Zarina Bhimji at the Whitechapel Art Gallery

This week I have remedied a large gap in my cultural experience of London by visiting the Whitechapel Gallery for the first time.  It wasn’t my first attempt; that was stymied by the fact that the Gallery isn’t open on a Monday; the very day I had earmarked for the excursion to what, for me, feels like an awkward part of London to get to.

There was no real purpose to the visit other than to discover the Gallery, meet up with a friend and have a cup of coffee.  (I may not have properly noted the opening hours, but I had checked there was a decent looking caff).  So it was an unexpected pleasure to discover a number of engaging exhibitions.

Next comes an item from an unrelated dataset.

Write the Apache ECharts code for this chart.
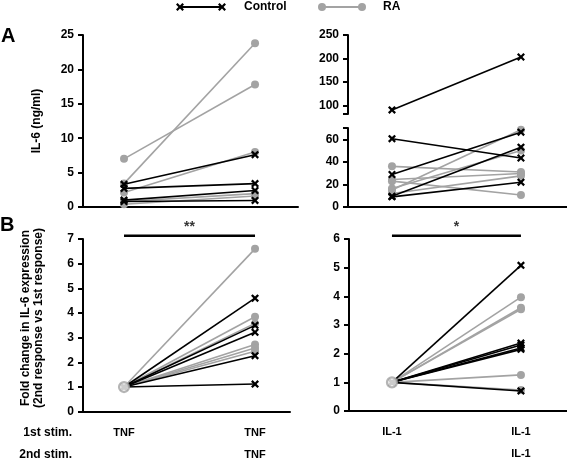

The Zarina Bhimji exhibition is a major retrospective, comprising two films Out of the Blue and Yellow Patch as well as photographs of what might be stills from the films.  I found the films beguiling: close, slow examination of abandoned and crumbling places in India and Uganda, accompanied by the sounds of sometimes the wind, or the chatter of people who might once have been there, or of the cries of children playing a long time ago.

They were films and images about absence and abandonment; there are very few shots of people, and only the occasional dog or marching army of ants or spiders at the centre of great webs inhabit buildings whose windows are gone and where the walls are disappearing under black mould.  All of these places were built, in some splendour, by man, were used, but are now abandoned.  If they’d not been constructed, the landscape would not have looked as deserted as it does because of our understanding that the people have been and gone.

Two series of images have stayed with me, the slow gliding over every surface in the abandoned buildings of Entebbe airport, the cracked tiles, a pair of plastic shoes stuck in a window grill, power lines dangling from ceilings and chickens pecking on rough ground in a backyard; and the equally slow examination of a sad and neglected white statue of Queen Victoria, starting at the foot resting on a plumped up little footstool, across the drapes and lacy frills of her dress up to the smashed face, as the camera finally pans out to show her dumped in the corner of a dusty yard somewhere in India.

I liked the photograph of court papers stacked in an untidy pile, tied with string and identified with pink post-it notes as relating to Indian traffic offences in the 1980s.  This, like many of the works, is about the accretion of stuff, and the layers of things we leave behind.

Coming to the show in complete ignorance, I left thinking about what the act of departure creates.